The Laura Keene was also in charge of a licensed pilot who was unwilling to try to pass port to port. He immediately, and unlawfully, crossed the Clevelander’s signal with one of two blasts and continued on at a speed of about ten knots without changing course. The Clevelander responded at once with another one blast signal and, keeping on at her full speed of seven knots, made an abrupt turn to her right. The Keene replied to the Clevelander’s second signal with one but followed it at once with two and kept her course. The result, a few seconds later, was a collision in which the stem of the Keene struck the forward port side of •the Clevelander at an angle of about 45 degrees. Neither vessel sounded an alarm or slowed uhtil the Keene reversed her engine at the last moment and when it was too late to keep the vessels apart.

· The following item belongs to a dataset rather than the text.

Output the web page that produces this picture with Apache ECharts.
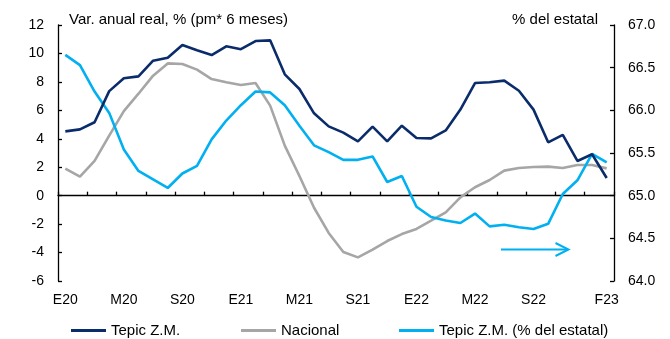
<!DOCTYPE html>
<html>
<head>
<meta charset="utf-8">
<script src="https://cdn.jsdelivr.net/npm/echarts@6/dist/echarts.min.js"></script>
<style>
html,body{margin:0;padding:0;background:#fff;}
#chart{width:670px;height:339px;}
</style>
</head>
<body>
<div id="chart"></div>
<script>
// Months Jan 2020 .. Feb 2023
const categories = [
  '2020-01','2020-02','2020-03','2020-04','2020-05','2020-06','2020-07','2020-08','2020-09','2020-10','2020-11','2020-12',
  '2021-01','2021-02','2021-03','2021-04','2021-05','2021-06','2021-07','2021-08','2021-09','2021-10','2021-11','2021-12',
  '2022-01','2022-02','2022-03','2022-04','2022-05','2022-06','2022-07','2022-08','2022-09','2022-10','2022-11','2022-12',
  '2023-01','2023-02'
];
const tickLabels = ['E20','M20','S20','E21','M21','S21','E22','M22','S22','F23'];
const tickLabelIndex = [0,4,8,12,16,20,24,28,32,37];

const tepicZM = [4.52,4.66,5.16,7.35,8.25,8.39,9.49,9.70,10.60,10.22,9.89,10.50,10.30,10.87,10.92,8.53,7.50,5.79,4.87,4.43,
  3.82,4.85,3.82,4.92,4.05,4.03,4.59,6.05,7.92,7.97,8.09,7.38,6.05,3.75,4.27,2.44,2.91,1.24];
const nacional = [1.90,1.34,2.44,4.22,5.95,7.17,8.44,9.30,9.26,8.86,8.20,7.97,7.78,7.92,6.33,3.52,1.38,-0.85,-2.62,-3.96,
  -4.34,-3.80,-3.19,-2.70,-2.34,-1.76,-1.17,-0.12,0.59,1.10,1.76,1.95,2.02,2.04,1.95,2.16,2.16,1.92];
const tepicShare = [66.65,66.53,66.22,65.97,65.54,65.29,65.19,65.09,65.26,65.35,65.66,65.88,66.06,66.22,66.21,66.06,65.82,65.59,65.51,65.42,
  65.42,65.46,65.16,65.23,64.87,64.75,64.71,64.68,64.79,64.64,64.66,64.63,64.61,64.67,65.02,65.18,65.49,65.39];

const NAVY = '#0b2c6b', GRAY = '#a6a6a6', CYAN = '#00b0f0';
const FONT = 'Liberation Sans, Arial, sans-serif';
const FS = 14;
const FS_T = 15;

const chart = echarts.init(document.getElementById('chart'), null, {renderer:'canvas'});
const legendBase = {
  orient:'horizontal', top:318, itemWidth:35, itemHeight:3, icon:'rect', itemGap:5,
  textStyle:{fontFamily:FONT, fontSize:FS_T, color:'#000'}, selectedMode:false
};
chart.setOption({
  animation:false,
  textStyle:{fontFamily:FONT},
  title:[
    {text:'Var. anual real, % (pm* 6 meses)', left:64, top:7, textStyle:{fontFamily:FONT, fontSize:FS_T, fontWeight:'normal', color:'#000'}},
    {text:'% del estatal', right:67, top:7, textStyle:{fontFamily:FONT, fontSize:FS_T, fontWeight:'normal', color:'#000'}}
  ],
  legend:[
    Object.assign({}, legendBase, {left:66, data:['Tepic Z.M.']}),
    Object.assign({}, legendBase, {left:236, data:['Nacional']}),
    Object.assign({}, legendBase, {left:394, data:['Tepic Z.M. (% del estatal)']})
  ],
  grid:{left:58, right:56, top:25, bottom:58, containLabel:false},
  xAxis:[
    {
      type:'category', data:categories, boundaryGap:true, position:'bottom',
      axisLine:{show:false, onZero:false},
      axisTick:{show:false},
      axisLabel:{
        interval:(i)=>tickLabelIndex.indexOf(i)>=0,
        formatter:(v,i)=>{const k=tickLabelIndex.indexOf(i); return k>=0?tickLabels[k]:'';},
        fontFamily:FONT, fontSize:FS, color:'#000', margin:12
      },
      splitLine:{show:false}
    },
    {
      type:'category', data:categories, boundaryGap:true, position:'bottom',
      axisLine:{show:true, onZero:true, lineStyle:{color:'#000', width:1.3}},
      axisTick:{show:true, inside:true, interval:1, length:4, lineStyle:{color:'#000', width:1.3}},
      axisLabel:{show:false},
      splitLine:{show:false}
    }
  ],
  yAxis:[
    {
      type:'value', min:-6, max:12, interval:2, position:'left',
      axisLine:{show:true, lineStyle:{color:'#000', width:1.3}},
      axisTick:{show:true, inside:true, length:4, lineStyle:{color:'#000', width:1.3}},
      axisLabel:{fontFamily:FONT, fontSize:FS, color:'#000', margin:14},
      splitLine:{show:false}
    },
    {
      type:'value', min:64, max:67, interval:0.5, position:'right',
      axisLine:{show:true, lineStyle:{color:'#000', width:1.3}},
      axisTick:{show:true, inside:true, length:4, lineStyle:{color:'#000', width:1.3}},
      axisLabel:{fontFamily:FONT, fontSize:FS, color:'#000', margin:14, formatter:(v)=>v.toFixed(1)},
      splitLine:{show:false}
    }
  ],
  series:[
    {name:'Nacional', type:'line', data:nacional, xAxisIndex:0, yAxisIndex:0, showSymbol:false, symbol:'none',
      lineStyle:{color:GRAY, width:2.6}, itemStyle:{color:GRAY}, z:2},
    {name:'Tepic Z.M. (% del estatal)', type:'line', data:tepicShare, xAxisIndex:0, yAxisIndex:1, showSymbol:false, symbol:'none',
      lineStyle:{color:CYAN, width:2.6}, itemStyle:{color:CYAN}, z:3},
    {name:'Tepic Z.M.', type:'line', data:tepicZM, xAxisIndex:0, yAxisIndex:0, showSymbol:false, symbol:'none',
      lineStyle:{color:NAVY, width:2.6}, itemStyle:{color:NAVY}, z:4}
  ],
  graphic:[
    {type:'polyline', shape:{points:[[501,249.5],[568,249.5]]}, style:{stroke:CYAN, lineWidth:2, fill:null}},
    {type:'polyline', shape:{points:[[555.5,243],[568.5,249.5],[555.5,256]]}, style:{stroke:CYAN, lineWidth:2, fill:null}}
  ]
});
</script>
</body>
</html>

*415It has been conceded that the Keene was rightly held at fault and we agree. But we are unable to agree that the Clevelander was rightly exonerated. We have several times tried to make it clear that when vessels are approaching head and head, or nearly so, neither is at liberty both to choose the way to pass and to navigate accordingly regardless of the consent of the other, even though the choice at the moment it was made should prove to be the proper one. The navigators of the two vessels may not independently reach the same conclusion as to what should be done and until they have come to an agreement neither may with impunity navigate as though the other had agreed. Where, as here, time can be had to secure agreement and cooperation, time must be taken to get it. This, of course, requires some, and no doubt at times great, forbearance in the face of what appears to be, and may in fact be, quite unreasonable conduct. Human nature being what it is, our effort may be futile but we wish to repeat for emphasis what was said on this subject in City of New York v. American Export Lines, Inc., 2 Cir., 131 F.2d 902, 906, “We do not indeed mean that if the vessels are so close when they first see each other that the one which signals first cannot safely wait for an answer, she must do so; but when she is not pressed, she should learn whether the other vessel sees the mutual positions as she does. It begs the question to say that if the situation is really ‘head and head’ each vessel has only one duty; i. e., to port; that is true only if both so understand it. They may not; nothing is more common than for one to understand it in one way and the other in the other, particularly in a case like this where there is a bend in the channel. The only safe course is for the first vessel not to assume — even when the facts bear her out— that the other sees the situation as she does until she gets an assent. So the rule reads; so the Local Inspectors have understood it; so we have decided not only in Construction Aggregates Co. v. Long Island R. Co., supra [2 Cir., 105 F.2d 1009], but in The Richard J. Barnes, 2 Cir., 111 F.2d 294.”

Here there was not only a failure to assent to the proposal but the one blast signal of the first vessel, the Clevelander, had actually, though unlawfully, been crossed with a two blast signal. The first vessel was a priori under the duty to hold back out of dangerously close quarters until she had assurance that the indicated disagreement was over and cooperation in passing could be had. If the signal of the Keene left her in doubt as to the latter’s intentions she should have sounded an alarm in compliance with Rule III of Article 18 of the Inland Rules, 22 U.S.C.A. § 203, Rule III. James McWilliams Blue Line, Inc., v. Card Towing Line, Inc., 2 Cir., 168 F.2d 720; Henry Du Bois Sons Co. v. A/S Ivarans Rederi, 2 Cir., 116 F.2d 492. If, however, the Keene’s crossing of her signal was taken at face value, as it should have been, the first vessel was already warned of an actual disagreement and it was incumbent upon her to act accordingly, instead of repeating her one blast signal and at full speed persisting in having her way on the chance that the Keene still might yield. The Quogue, 2 Cir., 47 F.2d 873. In so doing she in turn was guilty of “crossing" a signal unlawfully. Construction Aggregates Co. v. Long Island R. Co., 2 Cir., 105 F.2d 1009. In any event, she was at fault in her navigation after her first one blast signal and that obviously contributed to the cause of the collision.

Decrees modified to hold both vessels at fault and to divide the damages.